Now, part of this is just commons sense, I realize that, but do you know why we push back on this? Part of the reason we push back is because we don’t really want to know what the wise thing to do is. And you’ve got to deal with that, and hopefully at the end of this series you’ll deal once and for all with that. But often times we don’t want to hear what other people have to say because we already know what they are going to say. The other reason we push back is this excuse that it’s nobody else’s business, but you just remember this: Your private, independent will become other people’s business because people know what we decide, so why not take advantage of their advice on the front end of the decision making process?

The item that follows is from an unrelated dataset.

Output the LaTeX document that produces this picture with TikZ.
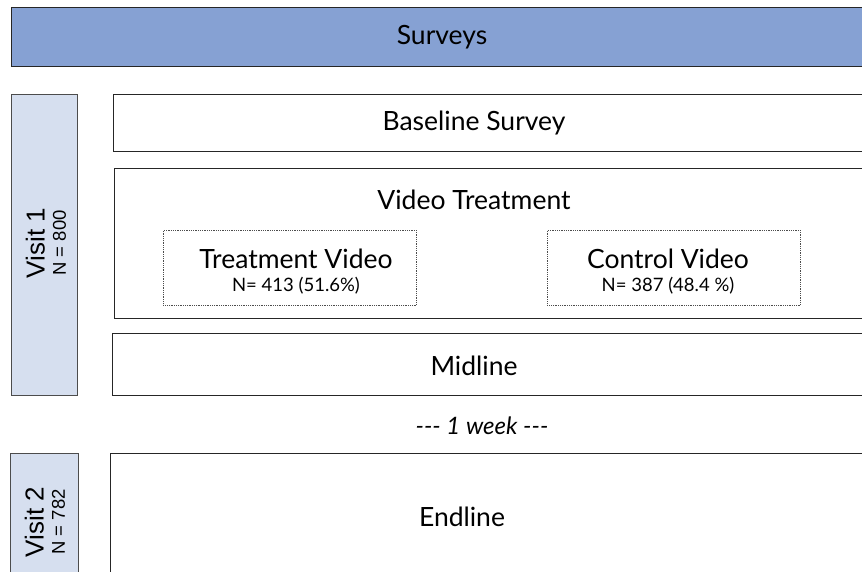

Let me ask you: Are you in the midst of an emotionally intense situation where you’re trying to figure out what the wise thing to do is? Maybe it’s love, maybe it’s anger, maybe it’s jealousy, maybe it’s something you’re about to buy; you’ve got your heart set on it, you’ve got your heart set on him, you’ve got your heart set on that. Get somebody in the mix. The emotions make it difficult oftentimes to discern what’s wise. In the middle of making a decision where you’re really just out of your league, but people expect you to know, you’re the leader, you’re the dad, you’re the mom, you’re the CEO, you’re the whatever, but people expect you to know and you feel this internal pressure: “I ought to know and if I don’t know I need to fake it and I need to confidently say here’s where we’re going and if people aren’t sure I’ll say it louder because if I say it loud enough people will say “he knows.”” But in your heart you know you don’t know. Then the smart thing to do, what wise people do, don’t pretend. Wise people know when they don’t know and they are not afraid to go to those who know.
And if you’re coming to the understanding that this really is the best question ever: What is the wise thing to do? Then when you don’t know, ask. And that doesn’t mean you lack wisdom. That is evidence of wisdom.